## WORK TO COMPLETE:
The records underneath are to be repeated exactly, with the pictures left out.

Records from a collection
——

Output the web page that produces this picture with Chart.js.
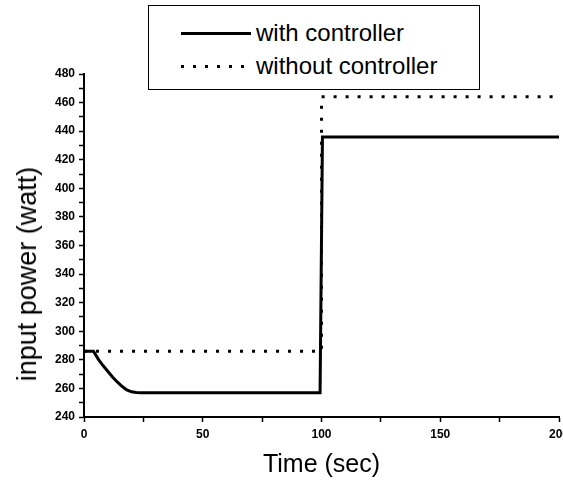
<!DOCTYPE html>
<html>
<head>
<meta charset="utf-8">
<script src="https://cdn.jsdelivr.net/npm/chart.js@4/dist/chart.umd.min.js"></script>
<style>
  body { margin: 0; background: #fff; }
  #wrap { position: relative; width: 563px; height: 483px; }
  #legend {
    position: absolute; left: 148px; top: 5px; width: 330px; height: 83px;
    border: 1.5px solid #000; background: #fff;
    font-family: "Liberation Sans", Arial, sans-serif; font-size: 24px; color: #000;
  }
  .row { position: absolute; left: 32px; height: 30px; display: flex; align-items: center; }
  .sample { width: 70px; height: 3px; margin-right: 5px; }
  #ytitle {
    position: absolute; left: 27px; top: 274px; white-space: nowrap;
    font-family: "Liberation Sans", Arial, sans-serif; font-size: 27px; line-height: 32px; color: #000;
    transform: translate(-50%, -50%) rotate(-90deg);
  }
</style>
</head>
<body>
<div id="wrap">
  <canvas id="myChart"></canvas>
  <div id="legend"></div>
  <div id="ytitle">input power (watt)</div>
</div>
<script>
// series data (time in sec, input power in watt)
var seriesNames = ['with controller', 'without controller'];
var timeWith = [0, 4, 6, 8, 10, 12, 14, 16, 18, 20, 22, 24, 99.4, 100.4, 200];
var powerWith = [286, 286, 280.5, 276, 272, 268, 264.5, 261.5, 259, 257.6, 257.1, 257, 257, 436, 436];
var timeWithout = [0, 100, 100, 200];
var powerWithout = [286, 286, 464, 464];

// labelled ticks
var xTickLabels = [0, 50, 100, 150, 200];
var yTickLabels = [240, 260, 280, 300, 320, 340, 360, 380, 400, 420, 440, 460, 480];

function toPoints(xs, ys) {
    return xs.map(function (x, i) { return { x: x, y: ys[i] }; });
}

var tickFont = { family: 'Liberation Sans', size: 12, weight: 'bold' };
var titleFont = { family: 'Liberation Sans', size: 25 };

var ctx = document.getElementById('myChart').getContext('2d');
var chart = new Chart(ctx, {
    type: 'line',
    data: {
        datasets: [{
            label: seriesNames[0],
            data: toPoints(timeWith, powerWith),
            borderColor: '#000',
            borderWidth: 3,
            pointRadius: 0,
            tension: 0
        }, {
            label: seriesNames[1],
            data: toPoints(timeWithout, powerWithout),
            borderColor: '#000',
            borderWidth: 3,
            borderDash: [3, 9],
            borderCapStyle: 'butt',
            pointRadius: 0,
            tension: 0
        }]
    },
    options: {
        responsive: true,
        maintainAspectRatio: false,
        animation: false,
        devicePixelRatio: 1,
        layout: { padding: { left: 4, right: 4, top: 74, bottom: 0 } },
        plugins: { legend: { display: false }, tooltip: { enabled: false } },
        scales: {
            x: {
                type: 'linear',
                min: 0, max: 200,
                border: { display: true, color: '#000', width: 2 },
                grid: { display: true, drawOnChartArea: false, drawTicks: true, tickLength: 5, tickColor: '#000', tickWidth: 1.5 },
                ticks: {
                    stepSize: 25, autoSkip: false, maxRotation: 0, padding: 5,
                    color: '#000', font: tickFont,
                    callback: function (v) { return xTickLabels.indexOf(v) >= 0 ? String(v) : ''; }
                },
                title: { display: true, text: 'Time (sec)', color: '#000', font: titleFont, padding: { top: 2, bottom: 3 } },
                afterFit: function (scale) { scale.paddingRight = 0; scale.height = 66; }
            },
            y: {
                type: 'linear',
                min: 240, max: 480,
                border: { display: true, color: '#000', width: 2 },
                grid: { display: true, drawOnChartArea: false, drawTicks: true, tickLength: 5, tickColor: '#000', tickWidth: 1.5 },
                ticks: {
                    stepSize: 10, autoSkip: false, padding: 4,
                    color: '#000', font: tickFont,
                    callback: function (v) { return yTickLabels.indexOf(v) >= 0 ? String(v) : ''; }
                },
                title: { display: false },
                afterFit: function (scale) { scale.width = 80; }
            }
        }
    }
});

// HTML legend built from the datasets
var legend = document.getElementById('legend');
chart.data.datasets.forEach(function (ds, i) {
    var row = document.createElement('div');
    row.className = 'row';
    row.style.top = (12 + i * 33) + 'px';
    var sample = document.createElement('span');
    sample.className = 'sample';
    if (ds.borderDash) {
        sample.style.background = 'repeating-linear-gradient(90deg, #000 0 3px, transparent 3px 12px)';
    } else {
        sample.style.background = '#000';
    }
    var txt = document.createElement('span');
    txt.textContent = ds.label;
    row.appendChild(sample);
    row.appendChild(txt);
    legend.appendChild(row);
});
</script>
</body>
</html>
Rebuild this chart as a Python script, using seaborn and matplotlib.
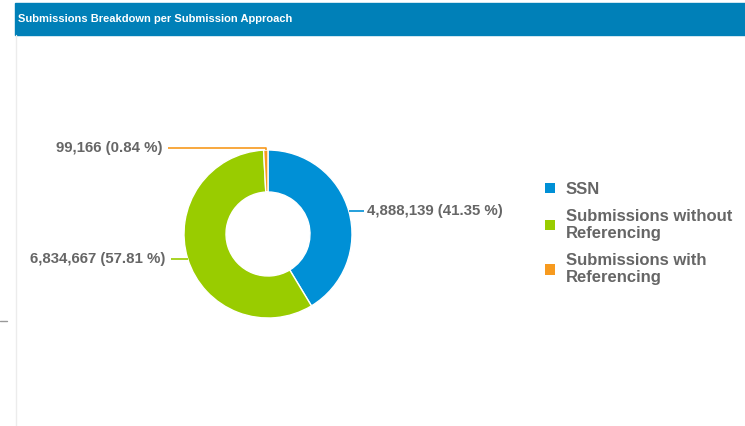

——

## ANSWER BELOW:
Output the web page that produces this picture with Chart.js.
<!DOCTYPE html>
<html>
<head>
<meta charset="utf-8">
<script src="https://cdn.jsdelivr.net/npm/chart.js@4/dist/chart.umd.min.js"></script>
<style>
  body { margin: 0; background: #fff; }
  #wrap { position: relative; width: 563px; height: 483px; }
  #legend {
    position: absolute; left: 148px; top: 5px; width: 330px; height: 83px;
    border: 1.5px solid #000; background: #fff;
    font-family: "Liberation Sans", Arial, sans-serif; font-size: 24px; color: #000;
  }
  .row { position: absolute; left: 32px; height: 30px; display: flex; align-items: center; }
  .sample { width: 70px; height: 3px; margin-right: 5px; }
  #ytitle {
    position: absolute; left: 27px; top: 274px; white-space: nowrap;
    font-family: "Liberation Sans", Arial, sans-serif; font-size: 27px; line-height: 32px; color: #000;
    transform: translate(-50%, -50%) rotate(-90deg);
  }
</style>
</head>
<body>
<div id="wrap">
  <canvas id="myChart"></canvas>
  <div id="legend"></div>
  <div id="ytitle">input power (watt)</div>
</div>
<script>
// series data (time in sec, input power in watt)
var seriesNames = ['with controller', 'without controller'];
var timeWith = [0, 4, 6, 8, 10, 12, 14, 16, 18, 20, 22, 24, 99.4, 100.4, 200];
var powerWith = [286, 286, 280.5, 276, 272, 268, 264.5, 261.5, 259, 257.6, 257.1, 257, 257, 436, 436];
var timeWithout = [0, 100, 100, 200];
var powerWithout = [286, 286, 464, 464];

// labelled ticks
var xTickLabels = [0, 50, 100, 150, 200];
var yTickLabels = [240, 260, 280, 300, 320, 340, 360, 380, 400, 420, 440, 460, 480];

function toPoints(xs, ys) {
    return xs.map(function (x, i) { return { x: x, y: ys[i] }; });
}

var tickFont = { family: 'Liberation Sans', size: 12, weight: 'bold' };
var titleFont = { family: 'Liberation Sans', size: 25 };

var ctx = document.getElementById('myChart').getContext('2d');
var chart = new Chart(ctx, {
    type: 'line',
    data: {
        datasets: [{
            label: seriesNames[0],
            data: toPoints(timeWith, powerWith),
            borderColor: '#000',
            borderWidth: 3,
            pointRadius: 0,
            tension: 0
        }, {
            label: seriesNames[1],
            data: toPoints(timeWithout, powerWithout),
            borderColor: '#000',
            borderWidth: 3,
            borderDash: [3, 9],
            borderCapStyle: 'butt',
            pointRadius: 0,
            tension: 0
        }]
    },
    options: {
        responsive: true,
        maintainAspectRatio: false,
        animation: false,
        devicePixelRatio: 1,
        layout: { padding: { left: 4, right: 4, top: 74, bottom: 0 } },
        plugins: { legend: { display: false }, tooltip: { enabled: false } },
        scales: {
            x: {
                type: 'linear',
                min: 0, max: 200,
                border: { display: true, color: '#000', width: 2 },
                grid: { display: true, drawOnChartArea: false, drawTicks: true, tickLength: 5, tickColor: '#000', tickWidth: 1.5 },
                ticks: {
                    stepSize: 25, autoSkip: false, maxRotation: 0, padding: 5,
                    color: '#000', font: tickFont,
                    callback: function (v) { return xTickLabels.indexOf(v) >= 0 ? String(v) : ''; }
                },
                title: { display: true, text: 'Time (sec)', color: '#000', font: titleFont, padding: { top: 2, bottom: 3 } },
                afterFit: function (scale) { scale.paddingRight = 0; scale.height = 66; }
            },
            y: {
                type: 'linear',
                min: 240, max: 480,
                border: { display: true, color: '#000', width: 2 },
                grid: { display: true, drawOnChartArea: false, drawTicks: true, tickLength: 5, tickColor: '#000', tickWidth: 1.5 },
                ticks: {
                    stepSize: 10, autoSkip: false, padding: 4,
                    color: '#000', font: tickFont,
                    callback: function (v) { return yTickLabels.indexOf(v) >= 0 ? String(v) : ''; }
                },
                title: { display: false },
                afterFit: function (scale) { scale.width = 80; }
            }
        }
    }
});

// HTML legend built from the datasets
var legend = document.getElementById('legend');
chart.data.datasets.forEach(function (ds, i) {
    var row = document.createElement('div');
    row.className = 'row';
    row.style.top = (12 + i * 33) + 'px';
    var sample = document.createElement('span');
    sample.className = 'sample';
    if (ds.borderDash) {
        sample.style.background = 'repeating-linear-gradient(90deg, #000 0 3px, transparent 3px 12px)';
    } else {
        sample.style.background = '#000';
    }
    var txt = document.createElement('span');
    txt.textContent = ds.label;
    row.appendChild(sample);
    row.appendChild(txt);
    legend.appendChild(row);
});
</script>
</body>
</html>
Rebuild this chart as a Python script, using seaborn and matplotlib.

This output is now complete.